# [Work instructions]
Include in the output only the lines from the opening of the records through the line containing "const yearUnit = '(年度)';", each printed exactly; pictures are omitted.
## begin Exercise material
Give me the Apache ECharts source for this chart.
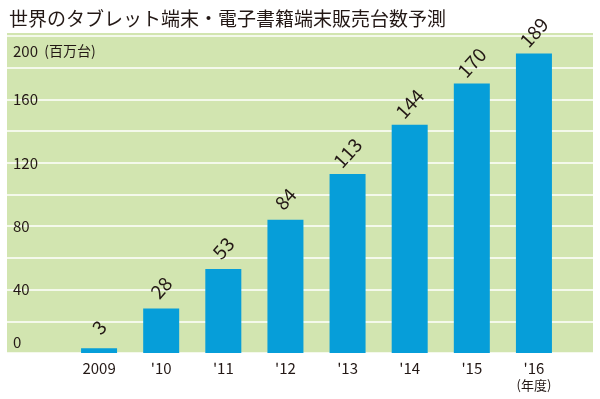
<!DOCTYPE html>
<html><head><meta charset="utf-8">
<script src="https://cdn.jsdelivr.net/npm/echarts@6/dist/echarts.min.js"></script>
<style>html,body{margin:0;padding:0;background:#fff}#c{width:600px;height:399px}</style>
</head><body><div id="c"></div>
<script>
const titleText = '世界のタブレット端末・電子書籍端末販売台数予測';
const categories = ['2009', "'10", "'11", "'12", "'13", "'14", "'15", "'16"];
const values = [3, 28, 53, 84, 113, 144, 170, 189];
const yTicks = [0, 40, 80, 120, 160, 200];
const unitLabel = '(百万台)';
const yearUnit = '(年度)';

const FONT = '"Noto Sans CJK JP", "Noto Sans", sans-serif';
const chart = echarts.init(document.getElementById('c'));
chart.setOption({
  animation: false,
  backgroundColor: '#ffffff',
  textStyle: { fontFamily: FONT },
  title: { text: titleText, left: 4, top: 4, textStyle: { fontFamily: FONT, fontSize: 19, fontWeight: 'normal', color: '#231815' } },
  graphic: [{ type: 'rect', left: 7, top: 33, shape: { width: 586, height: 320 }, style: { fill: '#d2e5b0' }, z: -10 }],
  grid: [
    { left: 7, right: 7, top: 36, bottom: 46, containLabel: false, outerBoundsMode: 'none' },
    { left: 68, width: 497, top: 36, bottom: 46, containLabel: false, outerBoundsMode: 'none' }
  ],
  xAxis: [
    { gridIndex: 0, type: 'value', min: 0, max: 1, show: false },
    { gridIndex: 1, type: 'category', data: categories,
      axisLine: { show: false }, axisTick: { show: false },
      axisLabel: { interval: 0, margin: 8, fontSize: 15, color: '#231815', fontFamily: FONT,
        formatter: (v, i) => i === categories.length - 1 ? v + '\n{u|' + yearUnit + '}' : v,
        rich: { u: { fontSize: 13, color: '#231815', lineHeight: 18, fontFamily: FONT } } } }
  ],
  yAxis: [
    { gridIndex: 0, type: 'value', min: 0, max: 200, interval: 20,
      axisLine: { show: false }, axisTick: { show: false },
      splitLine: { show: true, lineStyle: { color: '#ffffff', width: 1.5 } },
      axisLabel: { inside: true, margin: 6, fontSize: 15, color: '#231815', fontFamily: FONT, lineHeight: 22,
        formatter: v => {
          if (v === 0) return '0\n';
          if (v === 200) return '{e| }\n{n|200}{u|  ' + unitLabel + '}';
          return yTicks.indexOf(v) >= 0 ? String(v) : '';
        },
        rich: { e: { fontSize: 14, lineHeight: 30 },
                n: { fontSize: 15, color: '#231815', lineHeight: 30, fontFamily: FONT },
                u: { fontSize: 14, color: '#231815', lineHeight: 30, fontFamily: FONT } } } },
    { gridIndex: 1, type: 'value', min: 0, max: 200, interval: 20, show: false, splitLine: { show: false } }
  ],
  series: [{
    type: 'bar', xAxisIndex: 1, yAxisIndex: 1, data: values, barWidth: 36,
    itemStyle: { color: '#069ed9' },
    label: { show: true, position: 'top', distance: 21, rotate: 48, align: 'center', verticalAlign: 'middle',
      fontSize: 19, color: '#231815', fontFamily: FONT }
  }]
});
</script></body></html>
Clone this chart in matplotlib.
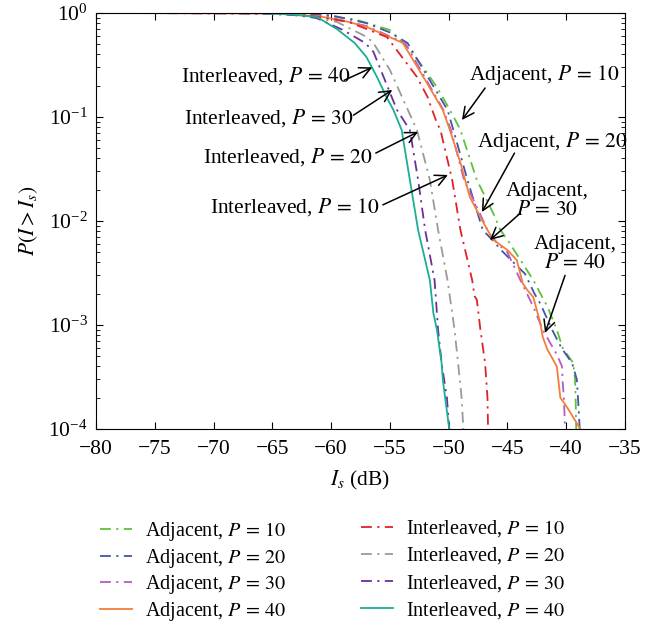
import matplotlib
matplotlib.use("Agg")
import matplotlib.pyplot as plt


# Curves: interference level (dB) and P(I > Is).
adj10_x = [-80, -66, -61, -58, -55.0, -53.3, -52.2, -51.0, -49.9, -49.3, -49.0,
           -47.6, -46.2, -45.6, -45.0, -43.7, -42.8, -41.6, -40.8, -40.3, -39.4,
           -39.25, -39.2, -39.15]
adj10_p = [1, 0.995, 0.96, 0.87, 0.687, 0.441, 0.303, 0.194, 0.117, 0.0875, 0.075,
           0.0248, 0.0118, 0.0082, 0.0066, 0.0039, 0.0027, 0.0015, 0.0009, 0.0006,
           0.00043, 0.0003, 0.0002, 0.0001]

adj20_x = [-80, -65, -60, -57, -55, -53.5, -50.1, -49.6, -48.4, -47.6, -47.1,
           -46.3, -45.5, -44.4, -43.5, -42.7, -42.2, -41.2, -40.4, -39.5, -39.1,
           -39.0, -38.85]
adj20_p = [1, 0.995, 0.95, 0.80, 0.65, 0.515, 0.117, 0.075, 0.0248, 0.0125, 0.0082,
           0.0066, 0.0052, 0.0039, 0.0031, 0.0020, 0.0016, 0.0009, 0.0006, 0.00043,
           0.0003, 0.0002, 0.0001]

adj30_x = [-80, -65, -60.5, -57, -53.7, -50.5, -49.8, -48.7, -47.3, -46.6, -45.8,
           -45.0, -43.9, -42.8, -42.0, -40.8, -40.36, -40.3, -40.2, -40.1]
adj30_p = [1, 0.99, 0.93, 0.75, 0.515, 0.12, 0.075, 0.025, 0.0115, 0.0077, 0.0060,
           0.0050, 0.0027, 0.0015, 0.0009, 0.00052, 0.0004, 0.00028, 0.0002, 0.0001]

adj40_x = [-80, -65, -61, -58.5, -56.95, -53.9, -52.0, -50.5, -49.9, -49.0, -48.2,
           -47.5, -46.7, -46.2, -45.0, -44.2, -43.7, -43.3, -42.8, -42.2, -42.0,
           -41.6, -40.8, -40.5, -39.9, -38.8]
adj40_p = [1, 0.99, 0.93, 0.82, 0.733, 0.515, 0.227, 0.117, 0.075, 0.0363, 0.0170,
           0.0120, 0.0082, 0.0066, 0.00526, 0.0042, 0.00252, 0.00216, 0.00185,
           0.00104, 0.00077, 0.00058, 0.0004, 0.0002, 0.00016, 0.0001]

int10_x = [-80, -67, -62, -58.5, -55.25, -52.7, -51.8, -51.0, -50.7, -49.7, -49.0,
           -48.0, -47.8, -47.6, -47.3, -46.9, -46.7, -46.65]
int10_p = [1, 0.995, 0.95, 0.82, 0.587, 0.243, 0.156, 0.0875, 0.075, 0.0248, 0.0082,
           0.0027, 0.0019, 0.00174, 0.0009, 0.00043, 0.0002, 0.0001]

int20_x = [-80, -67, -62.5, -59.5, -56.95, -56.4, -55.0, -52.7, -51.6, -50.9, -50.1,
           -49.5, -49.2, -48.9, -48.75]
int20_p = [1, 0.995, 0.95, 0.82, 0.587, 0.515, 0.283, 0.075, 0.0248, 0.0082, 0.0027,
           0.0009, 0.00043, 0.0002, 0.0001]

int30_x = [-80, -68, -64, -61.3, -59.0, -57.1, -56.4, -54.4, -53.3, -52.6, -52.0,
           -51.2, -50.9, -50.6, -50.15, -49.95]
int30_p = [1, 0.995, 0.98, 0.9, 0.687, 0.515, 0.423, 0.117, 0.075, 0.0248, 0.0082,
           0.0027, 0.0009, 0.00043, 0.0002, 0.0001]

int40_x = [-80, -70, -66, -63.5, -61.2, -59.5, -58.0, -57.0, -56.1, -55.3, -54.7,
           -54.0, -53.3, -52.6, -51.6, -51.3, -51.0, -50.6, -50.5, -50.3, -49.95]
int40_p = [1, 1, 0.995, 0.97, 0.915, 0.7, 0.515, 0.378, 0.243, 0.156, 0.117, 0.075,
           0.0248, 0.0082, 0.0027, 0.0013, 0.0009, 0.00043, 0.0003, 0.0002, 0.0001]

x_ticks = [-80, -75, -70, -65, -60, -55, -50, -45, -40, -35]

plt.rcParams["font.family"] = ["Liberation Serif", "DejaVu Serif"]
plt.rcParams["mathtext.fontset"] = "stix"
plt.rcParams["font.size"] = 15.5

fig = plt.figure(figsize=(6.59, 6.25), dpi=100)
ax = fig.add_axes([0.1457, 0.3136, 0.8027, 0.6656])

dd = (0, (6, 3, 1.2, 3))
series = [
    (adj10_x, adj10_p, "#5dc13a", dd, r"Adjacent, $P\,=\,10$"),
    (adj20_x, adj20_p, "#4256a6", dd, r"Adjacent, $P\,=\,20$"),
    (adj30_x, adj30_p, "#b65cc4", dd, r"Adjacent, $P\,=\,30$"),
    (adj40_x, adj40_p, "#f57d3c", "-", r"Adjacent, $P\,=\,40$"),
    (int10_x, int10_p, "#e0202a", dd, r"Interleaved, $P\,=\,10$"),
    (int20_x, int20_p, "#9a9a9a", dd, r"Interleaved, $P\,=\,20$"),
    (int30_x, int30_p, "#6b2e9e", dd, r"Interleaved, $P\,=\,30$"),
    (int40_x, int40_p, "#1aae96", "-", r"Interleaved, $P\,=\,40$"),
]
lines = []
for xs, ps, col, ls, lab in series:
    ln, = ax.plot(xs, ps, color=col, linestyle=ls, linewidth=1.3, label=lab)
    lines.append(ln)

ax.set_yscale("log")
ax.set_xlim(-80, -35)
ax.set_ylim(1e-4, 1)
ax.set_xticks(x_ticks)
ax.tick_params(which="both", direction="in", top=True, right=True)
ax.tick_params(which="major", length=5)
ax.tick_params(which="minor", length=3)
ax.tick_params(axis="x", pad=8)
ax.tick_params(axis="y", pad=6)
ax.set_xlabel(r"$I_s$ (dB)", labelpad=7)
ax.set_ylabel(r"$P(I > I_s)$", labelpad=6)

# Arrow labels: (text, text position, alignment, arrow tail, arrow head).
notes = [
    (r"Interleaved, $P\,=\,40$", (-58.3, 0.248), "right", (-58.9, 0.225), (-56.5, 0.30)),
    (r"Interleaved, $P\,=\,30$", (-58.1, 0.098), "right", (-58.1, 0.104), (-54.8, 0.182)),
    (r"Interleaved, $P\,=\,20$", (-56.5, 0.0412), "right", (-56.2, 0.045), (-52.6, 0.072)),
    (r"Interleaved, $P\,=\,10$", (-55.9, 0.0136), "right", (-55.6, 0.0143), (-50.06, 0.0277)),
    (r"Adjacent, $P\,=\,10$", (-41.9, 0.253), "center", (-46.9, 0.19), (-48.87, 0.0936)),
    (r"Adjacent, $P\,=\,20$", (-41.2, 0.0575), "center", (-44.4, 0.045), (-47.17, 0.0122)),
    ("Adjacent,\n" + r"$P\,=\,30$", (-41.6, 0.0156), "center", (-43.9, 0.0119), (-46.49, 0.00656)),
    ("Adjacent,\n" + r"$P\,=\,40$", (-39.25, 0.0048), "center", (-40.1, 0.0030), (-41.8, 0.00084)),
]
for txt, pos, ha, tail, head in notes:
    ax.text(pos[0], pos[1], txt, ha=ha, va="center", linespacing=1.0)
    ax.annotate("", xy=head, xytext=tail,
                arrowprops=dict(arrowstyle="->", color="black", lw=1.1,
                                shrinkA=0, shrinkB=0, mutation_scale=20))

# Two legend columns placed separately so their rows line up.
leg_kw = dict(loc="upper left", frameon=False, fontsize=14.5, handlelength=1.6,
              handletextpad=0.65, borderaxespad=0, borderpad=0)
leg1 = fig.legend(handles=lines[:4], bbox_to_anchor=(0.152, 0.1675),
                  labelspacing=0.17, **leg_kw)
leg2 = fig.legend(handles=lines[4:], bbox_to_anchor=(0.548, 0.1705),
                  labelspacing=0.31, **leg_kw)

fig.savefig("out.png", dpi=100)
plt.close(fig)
## end Exercise material
# [Problem solution]
Give me the Apache ECharts source for this chart.
<!DOCTYPE html>
<html><head><meta charset="utf-8">
<script src="https://cdn.jsdelivr.net/npm/echarts@6/dist/echarts.min.js"></script>
<style>html,body{margin:0;padding:0;background:#fff}#c{width:600px;height:399px}</style>
</head><body><div id="c"></div>
<script>
const titleText = '世界のタブレット端末・電子書籍端末販売台数予測';
const categories = ['2009', "'10", "'11", "'12", "'13", "'14", "'15", "'16"];
const values = [3, 28, 53, 84, 113, 144, 170, 189];
const yTicks = [0, 40, 80, 120, 160, 200];
const unitLabel = '(百万台)';
const yearUnit = '(年度)';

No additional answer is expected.